Christie has never given her a present before, except sometimes candies. But never a lasting present. Ashamed of this one, and of herself, she shoves it away to the back of her dresser drawer.
FOUR
The starlings and grackles began their dawn performance, a chorus of iron-throated squawks accompanied by a heavy-footed ballet on the roof. Morag sighed. Birds should be light in the step. These sounded like carthorses, tramp tramp tramp. Birds transformed into tiny moose for an hour at sunup. Never any swallows walking on the roof, you could be certain. They would no doubt at least have pranced prettily, but sensibly preferred to fly.

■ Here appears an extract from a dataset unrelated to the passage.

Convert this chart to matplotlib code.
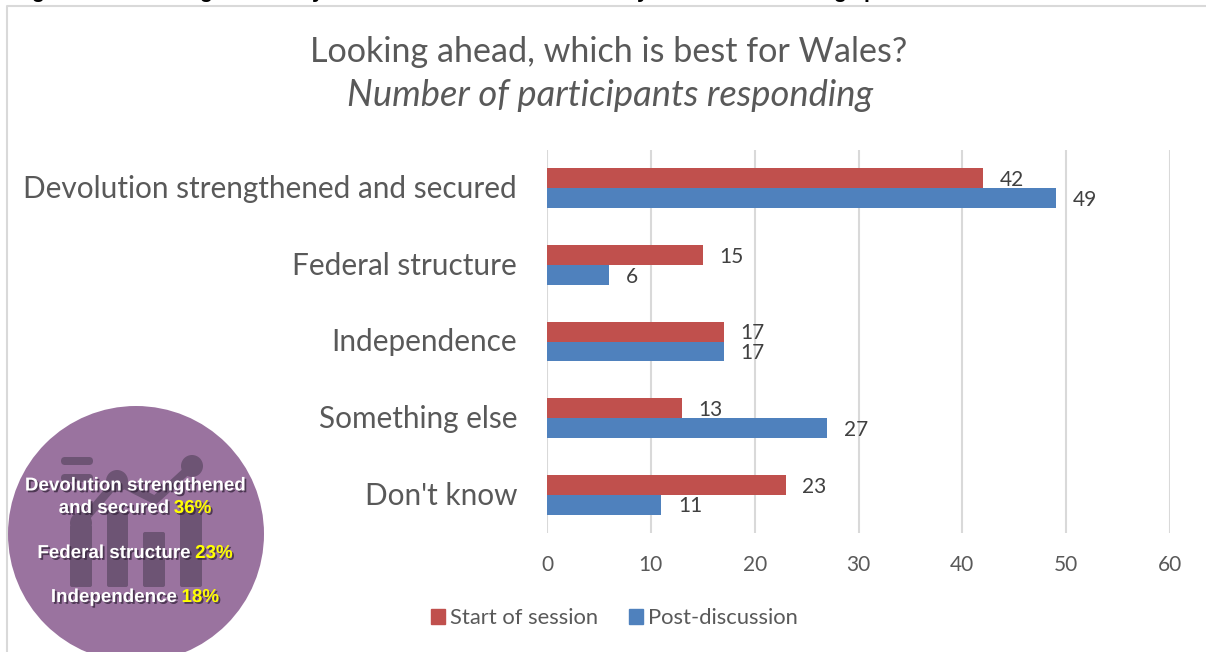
import matplotlib.pyplot as plt
import matplotlib.patheffects as pe
from matplotlib.patches import Circle, FancyBboxPatch, Patch
from matplotlib.transforms import ScaledTranslation

categories = ["Devolution strengthened and secured", "Federal structure", "Independence", "Something else", "Don't know"]
start_session = [42, 15, 17, 13, 23]
post_discussion = [49, 6, 17, 27, 11]
x_ticks = [0, 10, 20, 30, 40, 50, 60]

RED = "#c0504d"
BLUE = "#4f81bd"
GRID = "#d9d9d9"
W, H = 1206, 652

plt.rcParams["font.family"] = ["Lato", "DejaVu Sans"]

fig = plt.figure(figsize=(W / 100, H / 100), dpi=100)

# pixel-coordinate layer for the frame and the badge
bg = fig.add_axes([0, 0, 1, 1])
bg.set_xlim(0, W)
bg.set_ylim(H, 0)
bg.axis("off")
bg.plot([7, 7, W], [H, 5.5, 5.5], color=GRID, lw=1.5)

# caption line above the frame, cut off by the page edge
for px, ch in zip([37, 205, 318, 643, 839, 870], "ggyygp"):
    bg.text(px, -2, ch, fontsize=15, fontweight="bold", color="black",
            family="Liberation Sans", ha="center", va="baseline", clip_on=True)

ax = fig.add_axes([547 / W, (H - 533) / H, 623 / W, 383 / H])
y = list(range(len(categories)))
h = 0.26
ax.barh([i - h / 2 for i in y], start_session, height=h, color=RED, zorder=3, label="Start of session")
ax.barh([i + h / 2 for i in y], post_discussion, height=h, color=BLUE, zorder=3, label="Post-discussion")

for i in y:
    ax.annotate(str(start_session[i]), (start_session[i], i - h / 2), xytext=(12, -1.3),
                textcoords="offset points", va="center", ha="left", fontsize=15, color="#404040", zorder=4)
    ax.annotate(str(post_discussion[i]), (post_discussion[i], i + h / 2), xytext=(12, -1.3),
                textcoords="offset points", va="center", ha="left", fontsize=15, color="#404040", zorder=4)

ax.set_xlim(0, 60)
ax.set_ylim(4.5, -0.5)
ax.set_xticks(x_ticks)
ax.set_yticks(y)
ax.set_yticklabels(categories, fontsize=21.4, color="#595959")
ax.tick_params(axis="both", length=0)
ax.tick_params(axis="x", labelsize=15, labelcolor="#595959", pad=15.8)
ax.tick_params(axis="y", pad=21.5)
ax.grid(axis="x", color=GRID, lw=1.5, zorder=0)
ax.set_axisbelow(True)
for s in ax.spines.values():
    s.set_visible(False)

# nudge the category labels up a touch
nudge = ScaledTranslation(0, 1.5 / 100, fig.dpi_scale_trans)
for lab in ax.get_yticklabels():
    lab.set_transform(lab.get_transform() + nudge)

fig.text(609 / W, 1 - 52 / H, "Looking ahead, which is best for Wales?", fontsize=24.6, color="#595959",
         ha="center", va="center")
fig.text(610 / W, 1 - 96 / H, "Number of participants responding", fontsize=26.2, color="#595959",
         style="italic", ha="center", va="center")

handles = [Patch(color=RED), Patch(color=BLUE)]
fig.legend(handles, ["Start of session", "Post-discussion"], ncol=2, frameon=False, fontsize=15.8,
           labelcolor="#595959", loc="center", bbox_to_anchor=(614.5 / W, 1 - 618 / H),
           handlelength=0.64, handleheight=0.64, handletextpad=0.23, columnspacing=1.4)

# purple badge with the dark chart icon behind the text
badge = fig.add_axes([0, 0, 1, 1], facecolor="none")
badge.set_xlim(0, W)
badge.set_ylim(H, 0)
badge.axis("off")
badge.add_patch(Circle((136, 534), 128, color="#9a739f", lw=0))

ICON = "#6d5474"
for left, right, top in [(70, 92, 525), (107, 128, 510), (143, 165, 532), (180, 202, 507)]:
    badge.add_patch(FancyBboxPatch((left + 2, top + 2), right - left - 4, 587 - top - 4,
                                   boxstyle="round,pad=2", color=ICON, lw=0))
for top in [457, 474]:
    badge.add_patch(FancyBboxPatch((63, top + 2), 28, 4, boxstyle="round,pad=2,rounding_size=4", color=ICON, lw=0))
line_x = [81, 117, 155, 192]
line_y = [523, 481, 500, 466]
badge.plot(line_x, line_y, color=ICON, lw=6)
for px, py in zip([81, 117, 192], [523, 481, 466]):
    badge.add_patch(Circle((px, py), 11, color=ICON, lw=0))

shadow = [pe.withSimplePatchShadow(offset=(1.3, -1.3), shadow_rgbFace="#33233a", alpha=0.75)]
FS = 13.5


def badge_line(cx, py, label, pct):
    # white label followed by a yellow percentage, centred as one line
    t1 = badge.text(0, py, label + " ", fontsize=FS, fontweight="bold", family="Liberation Sans",
                    color="white", va="center", ha="left", path_effects=shadow)
    t2 = badge.text(0, py, pct, fontsize=FS, fontweight="bold", family="Liberation Sans",
                    color="#ffff00", va="center", ha="left", path_effects=shadow)
    fig.canvas.draw()
    w1 = t1.get_window_extent().width
    w2 = t2.get_window_extent().width
    t1.set_x(cx - (w1 + w2) / 2)
    t2.set_x(cx - (w1 + w2) / 2 + w1)


badge.text(135, 486, "Devolution strengthened", fontsize=FS, fontweight="bold", family="Liberation Sans",
           color="white", ha="center", va="center", path_effects=shadow)
badge_line(135, 508.5, "and secured", "36%")
badge_line(135, 553.5, "Federal structure", "23%")
badge_line(135, 597.5, "Independence", "18%")

fig.savefig("out.png", dpi=100)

If the farmhouse had had upstairs ceilings, the birdfeet would not be quite so thundering. But there was only the rafters. Morag liked it this way because it showed the way the house had been built, nearly a hundred years ago by a homesteader called Cooper. Whose sons and grandsons had farmed the beautifully treed but rocky land until finally giving up, selling out and moving to some town or other. The house was log, still as sound as the year it was built. The door frames and window sills were handhewn timber, although the floorboards and doors had come from a sawmill. The rooms were small. Morag had obtained the furniture–old-fashioned straight-backed chair, pine dressers, the long table in the kitchen–at secondhand furniture stores in McConnell’s Landing. The oldness of the farmhouse, the roughness, were qualities Morag would have loathed as a kid. Now she valued them.